Very high protein diets are popular today, but while the benefits are doubtful at best, they may increase stress sensitivity. According to one study, individuals with high-stress prone-ness had more energy and lower stress proneness after a meal high in carbohydrates and low in protein than after a meal high in protein and low in carbohydrates.50 High-protein, low-carbohydrate diets are associated with worse performance on mental flexibility tasks and higher levels of irritability, anxiety, and depression.51,52
One reason may be that very high protein diets tend to be high in the amino acidtyrosine. Tyrosine is necessary for the important brain hormones dopamine and norepinephrine, which help elevate mood and energy. But if tyrosine levels are very high at every meal, then serotonin levels drop, and low serotonin is associated with depression, eating disorders, and insomnia, among other problems. We need protein in the diet, but excessive amounts just may set your nerves on edge. The key word here is balance.
It is a popular notion that if you want to be alert, load up on protein, and if you want to be calm, eat plenty of “carbs.” While it is true that these foods can have a short-term effect on mental alertness and perhaps even mood, meals that are consistently balanced in their protein, carbohydrates, and fat are the best overall plan for long-term stress protection and consistent mental strength.
The long-term effects associated with diets high in meat and dairy products are lifestyle diseases such as heart disease, elevated cholesterol, high blood pressure, and Type II diabetes. It is interesting that these diseases are also associated with cognitive impairment and an increased risk for dementia.33 There are serious health consequences to dietary habits that “stress” the metabolism over long periods of time.

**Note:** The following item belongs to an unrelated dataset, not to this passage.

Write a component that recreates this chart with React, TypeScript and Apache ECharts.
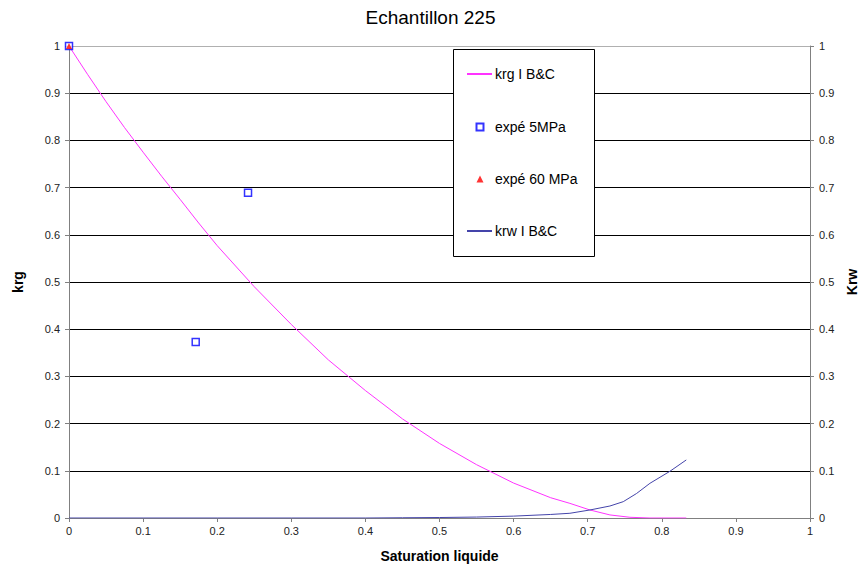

The typical American diet, loaded with meats, cheeses, eggs, and other animal protein, is no stress-reliever and can quickly rack up a daily protein load of 120 grams or more! Less than half that much is all that is needed for most adults (45 grams for women, and 55 grams for men). A day’s menu that includes just one chicken breast, an eight-ounce burger, two ounces of cheese, and one cup of yogurt adds up to 120 grams of protein! These inordinately high protein diets tend to deprive the brain of carbohydrates and antioxidants, which are needed for proper function and maintenance.
“Nuts, beans, legumes, soy, seeds, and whole grains are excellent sources of plant-based protein
and are also rich sources of minerals, vitamins, and phyto chemicals.”
This heavy protein load also tends to overwork the kidneys, leach calcium from the bones, and create metabolic stress that promotes inflammatory diseases and cardiovascular disease. Nuts, beans, legumes, soy, seeds, and whole grains are excellent sources of plant-based protein, which are metabolically more “user friendly” and are also rich sources of minerals, vitamins, and phytochemicals.
A plant-based vegetarian diet, containing adequate calories and a good variety of protein foods such as grains, beans, nuts, tofu, and legumes in the menu for the week, will provide all the protein necessary for a healthful, balanced diet, without tipping the protein scale on the wrong side. Add to this delicious variety your choice of hearty, fiber-filled complex carbohydrates such as potatoes, yams, squash, and plenty of fresh fruits and leafy green vegetables. Include a little olive oil, some avocado, olives, or nuts for healthful fats, and you have a balanced and beautiful mix of foods that will calm your nerves while strengthening your mental faculties!